According to newly declassified interview notes, several detainees who had been on hunger strikes told their lawyers during visits late last month that the military had begun using harsher methods more widely in the second week of January. One Yemeni detainee, Emad Hassan, described the chair to lawyers in interviews on Jan. 24 and 25.
“The head is immobilized by a strap so it can’t be moved, their hands are cuffed to the chair and the legs are shackled,” the notes quote Mr. Hassan as saying. “They ask, ‘Are you going to eat or not?’ and if not, they insert the tube. People have been urinating and defecating on themselves in these feedings and vomiting and bleeding. They ask to be allowed to go to the bathroom, but they will not let them go. They have sometimes put diapers on them.”
Another former hunger striker, Isa al-Murbati of Bahrain, described a similar experience to his lawyer, Joshua Colangelo-Bryan, in an interview on Jan. 28.
On Jan. 10, he said, a lieutenant came to his isolation cell and told him that if he did not agree to eat solid food, he would be strapped into the chair and force-fed. After he refused to comply, he said, soldiers picked him up by the throat, threw him to the floor and strapped him to the restraint chair.
Like Mr. Hassan, Mr. Murbati said he had been fed two large bags of liquid formula, which were forced into his stomach very quickly. “He felt pain like a ‘knife in the stomach’ ” Mr. Colangelo-Bryan said.
Detainees said the Guantánamo medical staff also began inserting and removing the long plastic feeding tubes that were threaded through the detainees’ nasal passages and into their stomachs at every feeding, a practice that caused sharp pain and frequent bleeding, they said. Until then, doctors there said, they had been allowing the hunger strikers to leave their feeding tubes in, to reduce discomfort.
Military spokesmen have generally discounted the complaints, saying the prisoners are for the most part terrorists, trained by Al Qaeda to use false stories as propaganda.

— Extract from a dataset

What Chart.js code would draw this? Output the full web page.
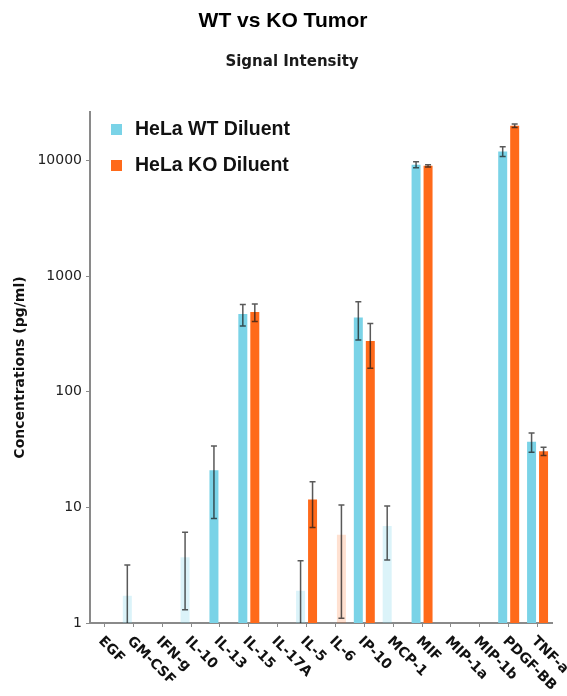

In a letter to a British physician and human rights activist, Dr. David J. Nicholl, on Dec. 12, the former chief medical officer at Guantánamo, Capt. John S. Edmondson of the Navy, wrote that his staff was not force-feeding any detainees but “providing nutritional supplementation on a voluntary basis to detainees who wish to protest their confinement by not taking oral nourishment.”







But they get to pick out what color their feeding tube is. True Fact TM
This is absolutely shameful and tarnished our reputation forever!
Nothing would please me more than John Yoo, Stephen Cambone, Dubya, Rummy, Condi, “Big Time” and a whole slew of others being prosecuted and found guilty by some world court, somewhere, anywhere, and sentenced to the same prisons they all defend as humanitarian. Abu Ghraib, Gitmo, Uzbehkistan, it don’t matter which one…
In England they did this to the Sufragettes who went on hunger strikes.